Thankfully, Mrs. Maxwell ignored my request. She published the story with my byline, and while there was a fair bit of ball-breaking from my friends, some were impressed, and the girls . . . well, long story short, when I went away to college, I thought maybe I would become a writer. I was a pretty good student and a pretty good athlete. If I wasn’t playing ball, I was watching it on TV or reading about it in the sports pages. So I figured maybe I’d be a sportswriter.

I started my college career at SUNY Oneonta in Upstate New York while being wait-listed at SUNY Albany. After one semester at Oneonta, I was accepted to Albany, where I soon declared myself an English major. During my sophomore year, I started to entertain the idea of becoming a novelist. The picture I had in my head of a novelist’s life appealed to my nineteen-year-old’s sensibilities. I’d write during the day and go out at night. I was getting good feedback on a handful of short stories I had written and decided it was time to start my first novel. I got about fifteen pages into it and realized I was not going to be a novelist. The major issue being that I was enjoying too many nights out and not enough time in front of the typewriter and in the classroom.
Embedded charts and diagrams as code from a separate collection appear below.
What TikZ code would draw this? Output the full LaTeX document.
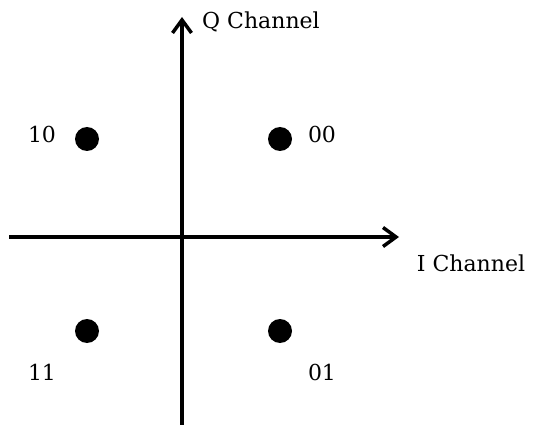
\documentclass[tikz,border=0pt]{standalone}
\usepackage{fontspec}
\setmainfont{DejaVu Serif}
\usetikzlibrary{arrows.meta}
\begin{document}
\begin{tikzpicture}[x=1pt,y=-1pt,
  axis/.style={line width=3.2pt,-{Straight Barb[length=13pt,width=19pt,line width=3.5pt]}},
  dotpt/.style={circle,fill=black,inner sep=0pt,minimum size=24pt},
  lbl/.style={font=\fontsize{22}{24}\selectfont,inner sep=0pt,anchor=center}]
\useasboundingbox (0,0) rectangle (533,425);
\coordinate (xl) at (9,237);
\coordinate (xr) at (399,237);
\coordinate (yb) at (182,425);
\coordinate (yt) at (182,17);
\draw[axis] (xl) -- (xr);
\draw[axis] (yb) -- (yt);
\node[dotpt] (d10) at (87,139) {};
\node[dotpt] (d00) at (280,139) {};
\node[dotpt] (d11) at (87,331) {};
\node[dotpt] (d01) at (280,331) {};
\node[lbl] (l10) at (42,134) {10};
\node[lbl] (l00) at (322,134) {00};
\node[lbl] (l11) at (42,372) {11};
\node[lbl] (l01) at (322,372) {01};
\node[lbl] (q) at (261,22) {Q Channel};
\node[lbl] (i) at (471,263) {I Channel};
\end{tikzpicture}
\end{document}
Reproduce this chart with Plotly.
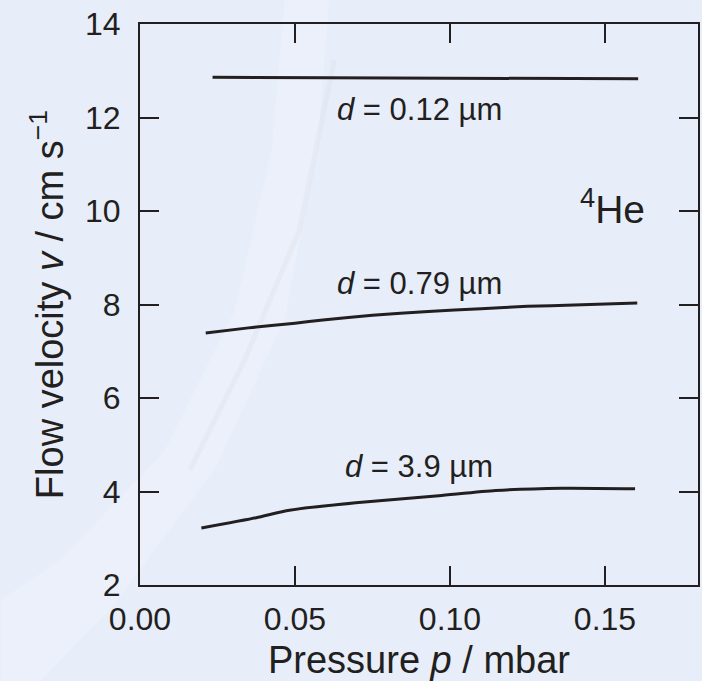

I was put on academic probation, and it turned out to be a blessing. My advisor issued a blunt warning but also offered a stay-in-school-and-don’t-get-your-ass-kicked-by-your-father strategy.

“Look, if you don’t get your grades up, you’re going to get kicked out of school,” he said. “But as an English major, you can become a Film Studies minor, where you watch a bunch of old movies, write a paper, and you’re pretty much guaranteed an A. You’ll get a couple of A’s, get your GPA up, and we won’t have to kick you out of school. What do you say?”

The next semester, I took my first film appreciation class. It was called Four Directors, and it focused on Orson Welles, John Ford, Alfred Hitchcock, and Billy Wilder. I was enamored from day one. These men were the heart of the lineup of post–World War II filmmakers, and I tried to watch every film they made.

On the first day, we watched Wilder’s Academy Award–winning classic The Apartment, which I immediately flipped for because it reminded me of the Woody Allen films I loved. It was a New York comedy, small and intimate, and it felt honest. After seeing it, I went up to the professor and asked, “All right, who is this guy Wilder? Tell me everything. Fill me in.”

A Jew from Austria, Wilder fled Hitler and Nazi Germany, where he had worked as a journalist in Paris and then Hollywood. In 1939, he cowrote Ninotchka, which earned his first Academy Award nomination and heralded the arrival of an unparalleled talent.

The real pleasure of learning about Wilder, though, was watching Double Indemnity, The Lost Weekend, Sunset Boulevard, The Seven Year Itch, and Some Like It Hot. His range was astounding, and he wrote and directed like Woody Allen—my reference point in any discussion of film at the time. Now I had another master to revere.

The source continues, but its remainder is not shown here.